Na coluna passada, antecipei três linhas de situações problemáticas que carecem de enfrentamento, embora a opção pela alquimia política de desviar o foco, por meio de embates ideológicos generalizados, ponha em sério risco a estabilidade econômica.
Um primeiro ponto que chamo atenção é exatamente a inércia das reformas. O tímido e discreto passo dado em torno do tema previdenciário já está dizimado pela demora por se definir os dilemas tributário e administrativo, que fazem do Estado brasileiro um ente lerdo, paquidérmico e ineficiente. Um quadro problemático, que me transforma num pessimista quanto à certeza por uma solução de curto e médio prazos. Só por esse aspecto, considero o déficit fiscal uma realidade inexorável de incômoda convivência, ainda por um bom tempo. Mesmo com certo resultado favorável, em mínimos avanços nas questões tributárias e administrativas, julgo que não haverá grandes conquistas. Afinal, alguns exageros históricos da estatolatria edificaram o muro quase intransponível da resistência.

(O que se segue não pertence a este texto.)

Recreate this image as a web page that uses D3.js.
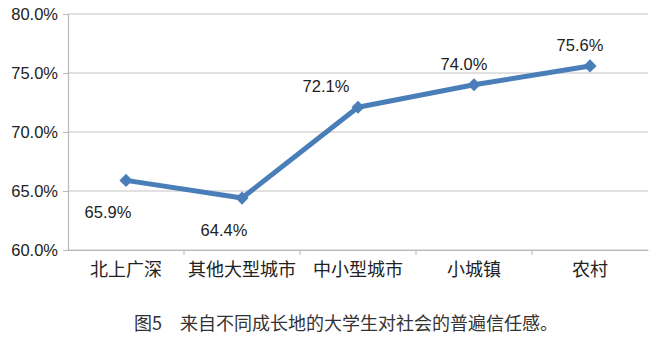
<!DOCTYPE html>
<html>
<head>
    <meta charset="UTF-8" />
    <title>trust chart</title>
    <style>
        body {
            margin: 0;
            padding: 0;
            background: white;
        }

        svg text {
            font-family: 'Liberation Sans', Arial, sans-serif;
        }

        .cjk {
            font-family: 'Noto Sans CJK SC', sans-serif !important;
        }
    </style>
</head>
<body>
    <svg id="chart" width="662" height="338"></svg>

    <script src="https://cdnjs.cloudflare.com/ajax/libs/d3/7.8.5/d3.min.js"></script>
    <script>
        const categories = ['北上广深', '其他大型城市', '中小型城市', '小城镇', '农村']
        const values = [65.9, 64.4, 72.1, 74.0, 75.6]
        const labelSide = ['below', 'below', 'above', 'above', 'above']
        const yTicks = [60, 65, 70, 75, 80]
        const caption = '图5　来自不同成长地的大学生对社会的普遍信任感。'

        const margin = { left: 68, right: 14, top: 14, bottom: 88 }
        const width = 662, height = 338

        const svg = d3.select('#chart')

        const x = d3.scaleBand()
            .domain(categories)
            .range([margin.left, width - margin.right])

        const y = d3.scaleLinear()
            .domain([60, 80])
            .range([height - margin.bottom, margin.top])

        // gridlines
        svg.append('g')
            .selectAll('line')
            .data(yTicks)
            .join('line')
            .attr('x1', margin.left)
            .attr('x2', width - margin.right)
            .attr('y1', d => y(d))
            .attr('y2', d => y(d))
            .attr('stroke', '#c4c4c4')
            .attr('stroke-width', 1.2)

        // y axis
        const yAxis = svg.append('g')
            .attr('transform', `translate(${margin.left},0)`)
            .call(d3.axisLeft(y).tickValues(yTicks).tickSize(5).tickFormat(d => d.toFixed(1) + '%'))
        yAxis.select('.domain').attr('stroke', '#b8b8b8').attr('stroke-width', 1.2)
        yAxis.selectAll('.tick line').attr('stroke', '#b8b8b8')
        yAxis.selectAll('.tick text')
            .attr('x', -10)
            .attr('font-size', 16.5)
            .attr('fill', '#222')
            .style('font-family', "'Liberation Sans', Arial, sans-serif")

        // x axis
        const xAxis = svg.append('g')
            .attr('transform', `translate(0,${y(60)})`)
            .call(d3.axisBottom(x).tickSize(0))
        xAxis.select('.domain').attr('stroke', '#b8b8b8').attr('stroke-width', 1.2)
        xAxis.selectAll('.tick text')
            .attr('class', 'cjk')
            .attr('y', 20)
            .attr('dy', '0.35em')
            .attr('font-size', 18)
            .attr('fill', '#222')

        // category boundary ticks
        svg.append('g')
            .selectAll('line')
            .data(categories.slice(1))
            .join('line')
            .attr('x1', d => x(d))
            .attr('x2', d => x(d))
            .attr('y1', y(60))
            .attr('y2', y(60) + 5)
            .attr('stroke', '#b8b8b8')

        const pts = categories.map((c, i) => [x(c) + x.bandwidth() / 2, y(values[i])])

        svg.append('path')
            .datum(pts)
            .attr('d', d3.line())
            .attr('fill', 'none')
            .attr('stroke', '#4a7eb8')
            .attr('stroke-width', 5)
            .attr('stroke-linejoin', 'round')

        svg.append('g')
            .selectAll('path')
            .data(pts)
            .join('path')
            .attr('transform', d => `translate(${d[0]},${d[1]})`)
            .attr('d', d3.symbol(d3.symbolDiamond2, 110))
            .attr('fill', '#4a7eb8')

        svg.append('g')
            .selectAll('text')
            .data(values)
            .join('text')
            .attr('x', (d, i) => pts[i][0] - (labelSide[i] === 'below' ? 18 : (i === 2 ? 32 : 10)))
            .attr('y', (d, i) => pts[i][1] + (labelSide[i] === 'below' ? 32 : -21))
            .attr('dy', '0.35em')
            .attr('text-anchor', 'middle')
            .attr('font-size', 16.5)
            .attr('fill', '#222')
            .text(d => d.toFixed(1) + '%')

        svg.append('text')
            .attr('class', 'cjk')
            .attr('x', 346)
            .attr('y', 324)
            .attr('dy', '0.35em')
            .attr('text-anchor', 'middle')
            .attr('font-size', 18)
            .attr('fill', '#333')
            .text(caption)
    </script>
</body>
</html>
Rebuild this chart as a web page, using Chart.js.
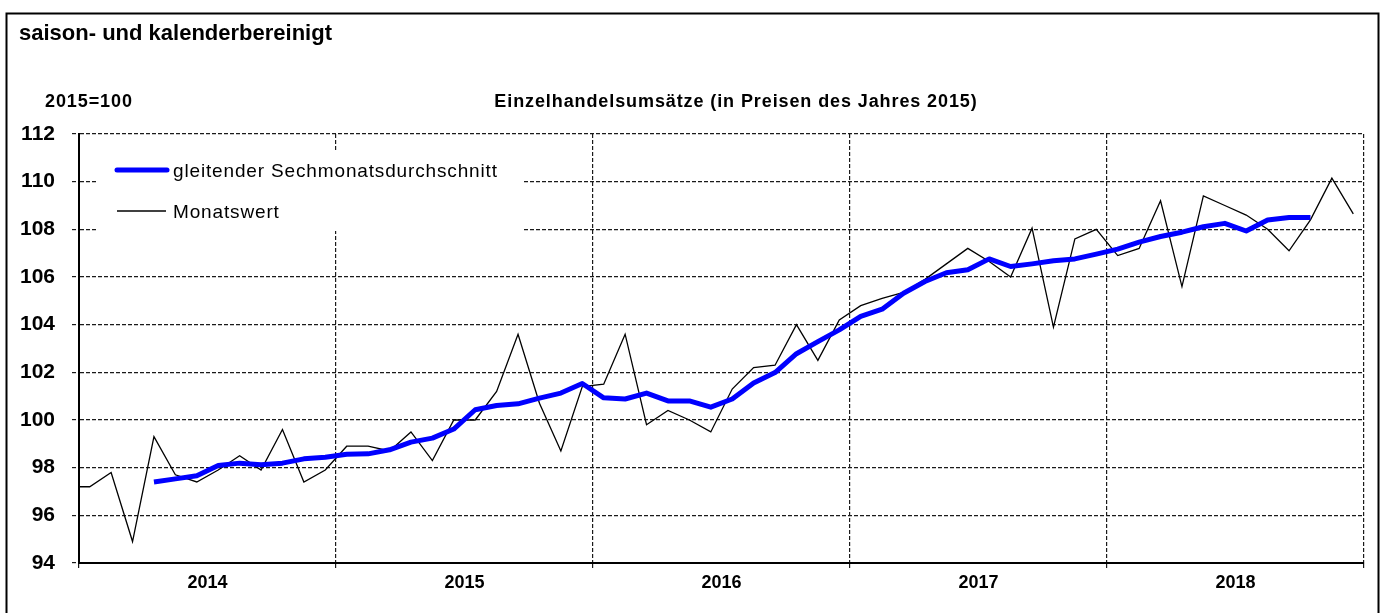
<!DOCTYPE html>
<html>
<head>
<meta charset="utf-8">
<script src="https://cdn.jsdelivr.net/npm/chart.js@4.4.1/dist/chart.umd.min.js"></script>
<style>
  html, body { margin: 0; padding: 0; background: #fff; }
  #wrap { width: 1384px; height: 613px; }
</style>
</head>
<body>
<div id="wrap"><canvas id="chart1" width="1384" height="613"></canvas></div>
<script>
// texte
var ueberschrift = 'saison- und kalenderbereinigt'
var basisText = '2015=100'
var titelText = 'Einzelhandelsumsätze (in Preisen des Jahres 2015)'

// x-achse: jahre, je 12 monate
var jahre = ['2014', '2015', '2016', '2017', '2018']
var yTickWerte = [94, 96, 98, 100, 102, 104, 106, 108, 110, 112]

// monatswerte jan 2014 .. dez 2018
var monatswertDez2013 = 97.2
var monatswert = [
    97.2, 97.8, 94.9, 99.3, 97.7, 97.4, 97.9, 98.5, 97.9, 99.6, 97.4, 97.9,
    98.9, 98.9, 98.7, 99.5, 98.3, 100.0, 100.0, 101.2, 103.6, 100.7, 98.7, 101.4,
    101.5, 103.6, 99.8, 100.4, 100.0, 99.5, 101.3, 102.2, 102.3, 104.0, 102.5, 104.2,
    104.8, 105.1, 105.35, 105.9, 106.55, 107.2, 106.65, 106.0, 108.05, 103.9, 107.6, 108.0,
    106.9, 107.2, 109.2, 105.6, 109.4, 109.0, 108.6, 108.0, 107.1, 108.4, 110.15, 108.65
]

// gleitender sechmonatsdurchschnitt, gleiche monate
var gleitenderDurchschnitt = [
    null, null, null, 97.4, 97.53, 97.66, 98.09, 98.19, 98.12, 98.19, 98.37, 98.44,
    98.56, 98.58, 98.75, 99.07, 99.24, 99.62, 100.43, 100.61, 100.68, 100.92, 101.13, 101.53,
    100.93, 100.88, 101.13, 100.8, 100.8, 100.54, 100.88, 101.55, 101.99, 102.78, 103.29, 103.78,
    104.35, 104.65, 105.32, 105.81, 106.18, 106.3, 106.76, 106.44, 106.55, 106.68, 106.76, 106.96,
    107.17, 107.46, 107.7, 107.88, 108.11, 108.25, 107.93, 108.39, 108.5, 108.5, null, null
]

function punkte(werte, start) {
    var out = []
    for (var i = 0, size = werte.length; i < size; ++i) {
        if (werte[i] !== null) {
            out.push({x: start + i + 0.5, y: werte[i]})
        }
    }
    return out
}

var dash = [4, 2]
var gridFarbe = '#1a1a1a'

function grenzFarbe(context) {
    if (context.tick && context.tick.value % 12 === 0) {
        return gridFarbe
    }
    return 'rgba(0,0,0,0)'
}

var rahmenPlugin = {
    id: 'rahmen',
    afterDraw: function (chart) {
        var c = chart.ctx
        var a = chart.chartArea
        c.save()
        c.strokeStyle = '#000'
        c.lineWidth = 2
        c.strokeRect(6.5, 13.5, 1372, 610)

        c.fillStyle = '#000'
        c.textBaseline = 'alphabetic'
        c.textAlign = 'left'
        c.font = 'bold 22px "Liberation Sans", Arial, sans-serif'
        c.fillText(ueberschrift, 19, 40)

        c.letterSpacing = '0.9px'
        c.font = 'bold 18px "Liberation Sans", Arial, sans-serif'
        c.fillText(basisText, 45, 107)
        c.textAlign = 'center'
        c.fillText(titelText, 736, 107)

        // legende
        c.textAlign = 'left'
        c.fillStyle = '#fff'
        c.fillRect(a.left + 19, a.top + 16, 424, 81)
        var ds = chart.data.datasets
        var zeilen = [a.top + 36, a.top + 77]
        c.font = '19px "Liberation Sans", Arial, sans-serif'
        c.letterSpacing = '0.85px'
        for (var i = 0; i < ds.length; ++i) {
            c.strokeStyle = ds[i].borderColor
            c.lineWidth = ds[i].borderWidth
            c.lineCap = i === 0 ? 'round' : 'butt'
            c.beginPath()
            c.moveTo(a.left + 38, zeilen[i])
            c.lineTo(a.left + (i === 0 ? 88 : 87), zeilen[i])
            c.stroke()
            c.fillStyle = '#000'
            c.fillText(ds[i].label, a.left + 94, zeilen[i] + 7)
        }
        c.restore()
    }
}

var ctx = document.getElementById('chart1')
var chart1 = new Chart(
    ctx, {
    type: 'line',
    data: {
        datasets: [
            {
                label: 'gleitender Sechmonatsdurchschnitt',
                data: punkte(gleitenderDurchschnitt, 0),
                borderColor: '#0000ff',
                borderWidth: 5,
                pointRadius: 0,
                tension: 0,
                borderJoinStyle: 'round'
            },
            {
                label: 'Monatswert',
                data: punkte([monatswertDez2013].concat(monatswert), -1),
                borderColor: '#000000',
                borderWidth: 1.3,
                pointRadius: 0,
                tension: 0
            }
        ]
    },
    options: {
        responsive: false,
        animation: false,
        layout: {
            padding: {top: 134, right: 20, left: 0, bottom: 0}
        },
        plugins: {
            legend: {display: false},
            tooltip: {enabled: false}
        },
        scales: {
            x: {
                type: 'linear',
                min: 0,
                max: jahre.length * 12,
                afterBuildTicks: function (scale) {
                    var t = []
                    for (var v = 0; v <= jahre.length * 12; v += 6) {
                        t.push({value: v})
                    }
                    scale.ticks = t
                },
                afterFit: function (scale) {
                    scale.height = 50
                },
                ticks: {
                    autoSkip: false,
                    maxRotation: 0,
                    padding: 2,
                    color: '#000',
                    font: {family: '"Liberation Sans", Arial, sans-serif', size: 18, weight: 'bold'},
                    callback: function (value) {
                        if (value % 12 === 6) {
                            return jahre[(value - 6) / 12]
                        }
                        return ''
                    }
                },
                grid: {
                    color: grenzFarbe,
                    tickColor: grenzFarbe,
                    lineWidth: 1.2,
                    tickLength: 7,
                    tickBorderDash: dash
                },
                border: {color: '#000', width: 2, dash: dash}
            },
            y: {
                min: 94,
                max: 112,
                afterBuildTicks: function (scale) {
                    scale.ticks = yTickWerte.map(function (v) { return {value: v} })
                },
                afterFit: function (scale) {
                    scale.width = 79
                },
                ticks: {
                    padding: 17,
                    color: '#000',
                    font: {family: '"Liberation Sans", Arial, sans-serif', size: 21, weight: 'bold'}
                },
                grid: {
                    color: gridFarbe,
                    tickColor: gridFarbe,
                    lineWidth: 1.2,
                    tickLength: 7,
                    tickBorderDash: dash
                },
                border: {color: '#000', width: 2, dash: dash}
            }
        }
    },
    plugins: [rahmenPlugin]
}
)
</script>
</body>
</html>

Outra via dessa análise, que se retoma agora com maior preocupação, diz respeito ao agravamento iminente das desigualdades sociais. O leque desse problema tem-se tornado amplo, sobretudo, pelas consequências inevitáveis de uma pandemia que pôs em nocaute as atividades econômicas. A amplitude do desafio se revelou não apenas conjuntural, no sentido de um evento que se mostrava efêmero como uma pandemia. De fato, essa crise de origem sanitária, pela ausência de um plano técnico rigorosamente articulado e multidisciplinar, ganhou mais densidade crítica nos planos econômico, social e político. Daí, diante dos problemas pré-existentes nessas áreas, a pandemia terminou por gerar abalos de contornos estruturais, que hoje dão o ritmo do grau de preocupação com a situação geral do País. Uma síntese da gravidade desse "processo inflamatório" está no desafio de apelar por decisões políticas que contrariam a própria essência do Governo. Ou seja, na fase de se mirar a porta de saída da pandemia, a questão que se sobrepõe é como rever os principios econômicos que deram substância à instalação do Governo, diante de um inevitável agravamento dos indicadores sociais. O aumento da desigualdade de renda, aliado ao crescimento do desemprego, formam um quadro geral de pobreza que já se revela como o maior desafio das políticas públicas no curto prazo. E reconhecido o primeiro dos desafios antes destacado, como lidar com isso diante da histórica e não resolvida fragilidade fiscal brasileira?
Por fim, o "tempero" dessa "culinária indigesta" foi o modo descompromissado promovido pelo Governo no reconhecimento e no trato da pandemia. Acertadas ou não, as ações resultantes do que foi considerado como armas de combate, foram iniciativas ainda menores que o acirramento ideológico e o palanque eleitoral do ainda distante embate de 2022. Tais pontos falaram mais alto do que o planejamento técnico e a coordenação política articulada, algo vital para encarar o problema sanitário de frente e minimizar as dimensões críticas do que assistimos hoje, do ponto de vista econômico, social e político.
Por esse ensaio arriscado de fugir do foco, 2022 se projeta como um ano desafiador para a economia brasileira.